C’est donc acté. Mohamed Bazoum a bel et bien été renversé, à son tour. Même si le nouvel homme fort du pays peine à émerger et à s’afficher en public, le soutien que les putschistes ont reçu hier jeudi de l’Etat-major de l’armée et même de certaines formations politiques, consolide leur position. Les menaces et les négociations de la CEDEAO n’auront donc pas pu éviter un autre coup d’Etat dans la région. Pour autant, l’organisation ne doit et ne peut pas croiser les bras. Au risque de laisser ce sordide effet domino se poursuivre de manière à engloutir un autre pays, il lui faut entreprendre quelque chose. Peut-être bien qu’une intervention militaire peut s’avérer risquée désormais, y compris pour Mohamed Bazoum et sa famille, encore entre les mains de la junte. Mais il ne peut pas être question de se contenter de constater les dégâts. Ce serait abdiquer face cette forfaiture qui sévit comme une épidémie. Aidée par la communauté internationale, l’organisation sous-régionale doit taper du poing sur la table afin d’une part, de récolter de fortes garanties de la part des putschistes, et de l’autre, d’envoyer un signal fort aux trois autres juntes qui doivent se réjouir des derniers développements à Niamey. Il en va de crédibilité et au-delà, de sa survie tout court.
C’est alors que la CEDEAO, à travers le nouveau président en exercice, Bola Tinubu, cherchait à reprendre de l’élan qu’est intervenu le coup d’Etat contre Mohamed Bazoum. Après le discours fort qu’il a tenu le 9 juillet à l’issue du sommet de Bissau, le président nigérian venait en effet de réunir la Troika + 1 pour plancher sur la stratégie de gestion des transitions dans la région. Il était même prévu que le président béninois, Patrice Talon se rende très prochainement à Conakry, Bamako et Ouagadougou. On peut penser donc que ce plan est désormais mis à mal par l’urgence imposée par les évènements de Niamey. Il est vrai qu’on peut imaginer que le très déterminé président nigérian n’était pas préparé à un retournement de situation aussi brusque. Il a logiquement de quoi avoir été sonné par la soudaineté avec laquelle ce nouveau défi a émergé.

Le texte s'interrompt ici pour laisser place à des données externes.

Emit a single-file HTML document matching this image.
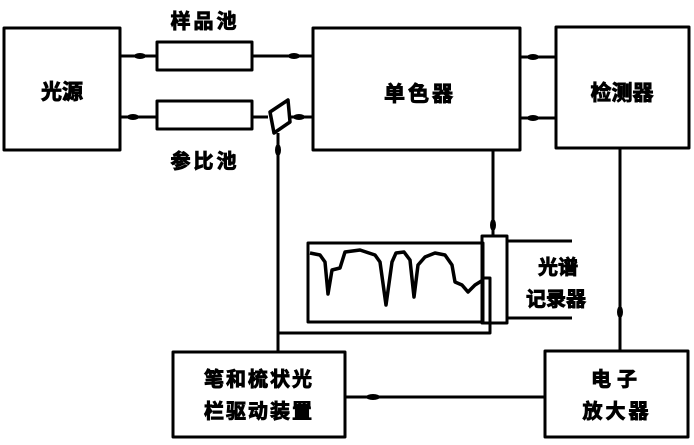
<!DOCTYPE html>
<html><head><meta charset="utf-8"><style>
body{margin:0;background:#fff;}
svg{display:block;}
text{font-family:"Liberation Sans","Noto Sans CJK SC",sans-serif;font-weight:bold;fill:#000;stroke:#000;stroke-width:0.9;}
</style></head><body>
<svg width="694" height="445" viewBox="0 0 694 445" xmlns="http://www.w3.org/2000/svg">
<g fill="none" stroke="#000" stroke-width="3" stroke-linejoin="round">
<rect x="4" y="28" width="116" height="122"/>
<rect x="157" y="42" width="95" height="28"/>
<rect x="157" y="101" width="95" height="28"/>
<rect x="313" y="28" width="207" height="122"/>
<rect x="556" y="27" width="133" height="121"/>
<line x1="120" y1="56" x2="157" y2="56"/>
<line x1="252" y1="56" x2="313" y2="56"/>
<line x1="120" y1="117" x2="157" y2="117"/>
<line x1="252" y1="117" x2="268" y2="117"/>
<line x1="290" y1="117" x2="313" y2="117"/>
<line x1="520" y1="57" x2="556" y2="57"/>
<line x1="520" y1="118" x2="556" y2="118"/>
<polygon points="270,112 288,100 290,122 274,133" stroke-width="3.5"/>
<line x1="278" y1="133" x2="278" y2="352"/>
<line x1="493" y1="150" x2="493" y2="236"/>
<rect x="308" y="243" width="175" height="79"/>
<rect x="482" y="236" width="25" height="87"/>
<polyline points="483,278 490,278 490,333 278,333"/>
<line x1="507" y1="241" x2="572" y2="241"/>
<line x1="507" y1="318" x2="572" y2="318"/>
<polyline stroke-width="3.5" points="310,253 320,255 325,262 328,294 332,270 340,268 345,252 360,250 375,255 380,262 386,305 392,262 396,253 404,252 410,260 414,297 418,265 425,257 435,253 445,255 452,265 455,282 462,285 468,292 475,285 483,280"/>
<line x1="620" y1="148" x2="620" y2="352"/>
<rect x="173" y="352" width="172" height="85"/>
<rect x="545" y="351" width="143" height="86"/>
<line x1="345" y1="397" x2="545" y2="397"/>
</g>
<g fill="#000">
<ellipse cx="140" cy="56" rx="6" ry="3"/>
<ellipse cx="294" cy="56" rx="6" ry="3"/>
<ellipse cx="133" cy="117" rx="6" ry="3"/>
<ellipse cx="299" cy="117" rx="6" ry="3"/>
<ellipse cx="533" cy="57" rx="6" ry="3"/>
<ellipse cx="533" cy="118" rx="6" ry="3"/>
<ellipse cx="278" cy="150" rx="3" ry="6"/>
<ellipse cx="493" cy="225" rx="3" ry="6"/>
<ellipse cx="620" cy="312" rx="3" ry="6"/>
<ellipse cx="373" cy="397" rx="7" ry="3"/>
</g>
<text x="62" y="99" font-size="21" text-anchor="middle">光源</text>
<text x="205" y="28" font-size="20" text-anchor="middle" letter-spacing="3">样品池</text>
<text x="205" y="168" font-size="20" text-anchor="middle" letter-spacing="3">参比池</text>
<text x="420" y="101" font-size="21" text-anchor="middle" letter-spacing="3">单色器</text>
<text x="622" y="100" font-size="21" text-anchor="middle">检测器</text>
<text x="558" y="274" font-size="20" text-anchor="middle">光谱</text>
<text x="556" y="306" font-size="20" text-anchor="middle">记录器</text>
<text x="259" y="386" font-size="20" text-anchor="middle" letter-spacing="2">笔和梳状光</text>
<text x="259" y="418" font-size="20" text-anchor="middle" letter-spacing="2">栏驱动装置</text>
<text x="617" y="386" font-size="20" text-anchor="middle" letter-spacing="6">电子</text>
<text x="617" y="418" font-size="20" text-anchor="middle" letter-spacing="3">放大器</text>
</svg>
</body></html>
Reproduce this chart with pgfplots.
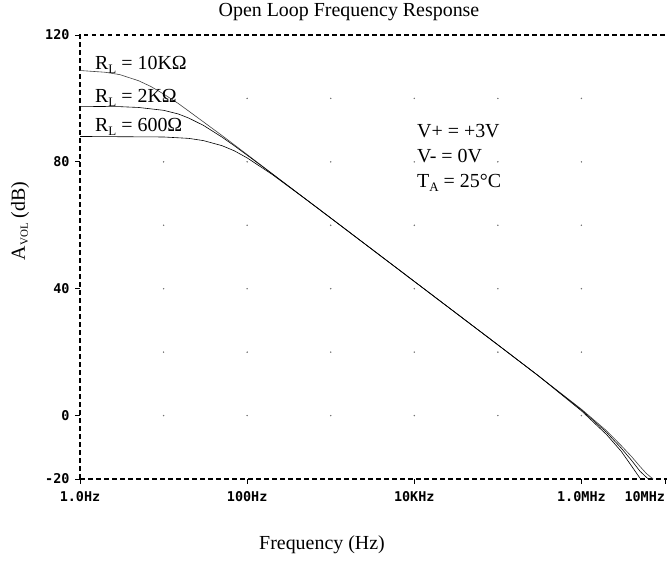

Cependant, ce défi-là pourrait bien être transformé en une opportunité inespérée. Si en effet la CEDEAO réussit à tenir un langage de fermeté aux nouveaux putschistes nigériens et que cela donne des résultats, cette posture-là pourrait être capitalisée par rapport aux trois autres juntes. D’abord, même si elle n’est pas sans risque, l’hypothèse d’une intervention militaire de la part d’une troupe régionale est quelque chose de bien envisageable. En tout cas, quelque part, les nouveaux maîtres à Niamey éprouvent une certaine appréhension à propos. Cela ressort de cette mise en garde consignée dans le communiqué de ralliement de l’Etat-major nigérien : « Toute intervention militaire extérieure, de quelle que provenance que ce soit, risquerait d’avoir des conséquences désastreuses et incontrôlables pour nos populations et le chaos pour notre pays ». Cela ressemble bien à un chantage déguisé de la part d’une junte qui appréhende et redoute une opération punitive. Et qu’elle redoute une telle perspective, cela ne doit pas être anodin.
Mais à supposer qu’on juge cette option non viable, bien d’autres concessions peuvent être exigées de la junte. Au nombre de celles-ci, on peut via la pression, contraindre les militaires à laisser la gestion de la période intermédiaire à un civil, voire même à laisser appliquer les dispositions constitutionnelles prévues en cas de vacance du pouvoir. Mohamed Bazoum s’en irait bien sûr. Mais les militaires eux-mêmes hériteraient pas du fauteuil, alors que la vacance du pouvoir, elle-même, ne prendrait pas de temps. Mais si cela non plus ne peut pas être obtenu, on peut aussi exiger d’eux qu’ils rendent le tablier au terme d’un délai maximum de six mois. Ce qui fait qu’au plus tard, en janvier prochain, un nouveau président prendrait fonction à Niamey.
Toutes ces concessions seraient de nature à signifier à la fois au nouveau CNSP nigérien, mais aussi aux autres chefs de transitions dans la région que la récréation est terminée. Or, c’est justement ce message-là qu’il convient d’envoyer aujourd’hui. Si en tout cas, l’on veut que la spirale s’arrête.